The inflatable reflector is key to the technology working properly, as it would be designed to be very reflective so it can sustain a greater laser power per unit area than a photovoltaic panel.
This is what makes the mission feasible with a relatively modest – 32 ft diameter – laser array on the Earth.
By reducing time in space, astronauts face lower levels of radiation, which could make a trip to Mars and back considerably safer.
All of the new elements would be required to allow spacecraft to get to Mars in six weeks – significantly less than the nine months predicted by NASA.
‘Arrays of fiber-optic lasers that act as a single optical element, inflatable space structures that can be used to focus the laser beam when it arrives at the spacecraft into the heating chamber,’ is essential, said Duplay.
Also ‘the development of high-temperature materials that allow the spacecraft to break against the Martian atmosphere upon arrival.’
Being able to break against the atmosphere is the trick that will allow for return.
The problem is that many of these technologies are still in their infancy, and haven’t been tested in the real world – raising questions over its viability by 2035.
‘The laser heating chamber is likely the most significant challenge,’ Duplay told Universe Today, questioning whether hydrogen gas could be contained.
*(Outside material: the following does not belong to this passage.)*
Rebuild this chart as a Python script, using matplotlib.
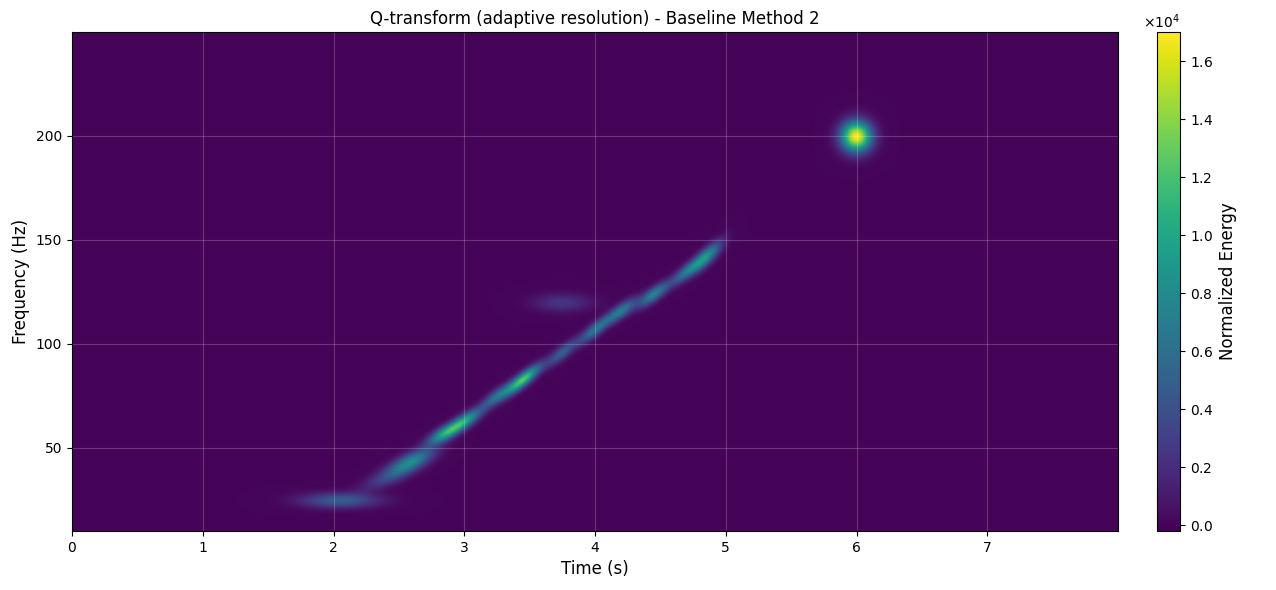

Engineers from McGill University, in Montreal, Canada, say they have developed a ‘laser-thermal propulsion’ system, where lasers are used to heat hydrogen fuel. Artist impression
Asking whether it could be contained as ‘it is being heated by the laser beam to temperatures greater than 10,000 K while at the same time keeping walls of the chamber cool?’
‘Our models say this is feasible, but experimental testing at full scale is not possible at present because we have not yet built the 100 MW lasers needed.’
Professor Andrew Higgins from McGill, who supervised the work of Duplay, said: ‘The ability to deliver energy deep into space via laser would be a disruptive technology for propulsion and power.
‘Our study examined the laser thermal approach, which looks encouraging, but the laser technology itself is the real game changer.’
The findings have been published in pre-print on arXiv.